The U.S. approach has irked countries that want more robust standards and transparency for international carbon markets.

Spain, which held the rotating presidency of the European Council year, stated in a background paper ahead of COP28 last December that by promoting its own initiatives the U.S. is “allowing the use of credits for offsetting emissions without clarifying the levels of ambition and the accounting rules that should ensure integrity and transparency.”

Agus Sari, a former Indonesian official who participated in U.N. negotiations on rainforest carbon credits, said mistrust of the voluntary markets has dropped credit prices too low to be worth the risk.

“It’s too much ado,” he said.

Turbulence within the markets has created a “crisis of trust,” said Tom Crowther, an ecologist whose research inspired the global campaign to restore and plant 1 trillion trees. People in lower income countries, especially those that rely on agriculture and the forest economy, see carbon markets as offering a valuable revenue stream, he noted.

But that depends on companies being willing to pay a high price for the credits — and then steering it to local communities rather than into the hands of project developers.
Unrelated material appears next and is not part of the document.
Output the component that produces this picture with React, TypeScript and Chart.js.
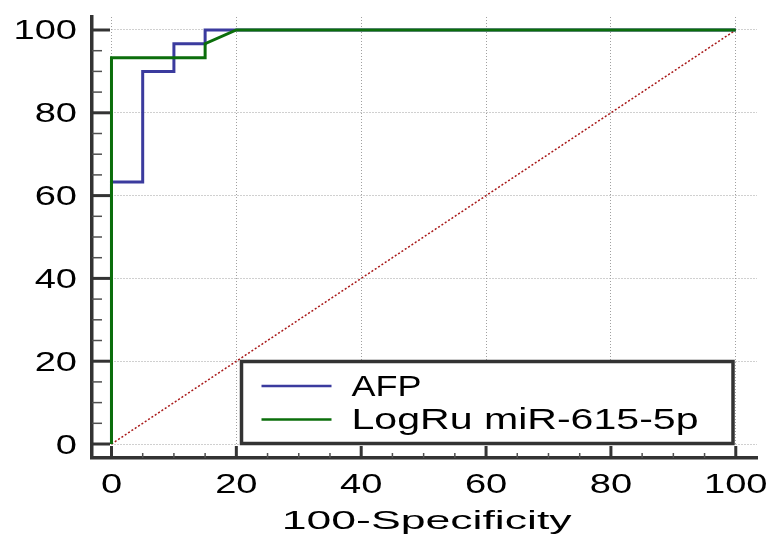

“All of our market forces, whether it’s a credit for bananas or a credit for carbon or a credit for biodiversity, every market we’ve ever built tends to aggregate wealth in the hands of few at the expense of the many,” Crowther said. “If that happens, then it’ll only drive further degradation.”

Correction: An earlier version of this story mischaracterized the status of SBTi’s proposal to revise its corporate net-zero standard. The update is expected at the end of 2025.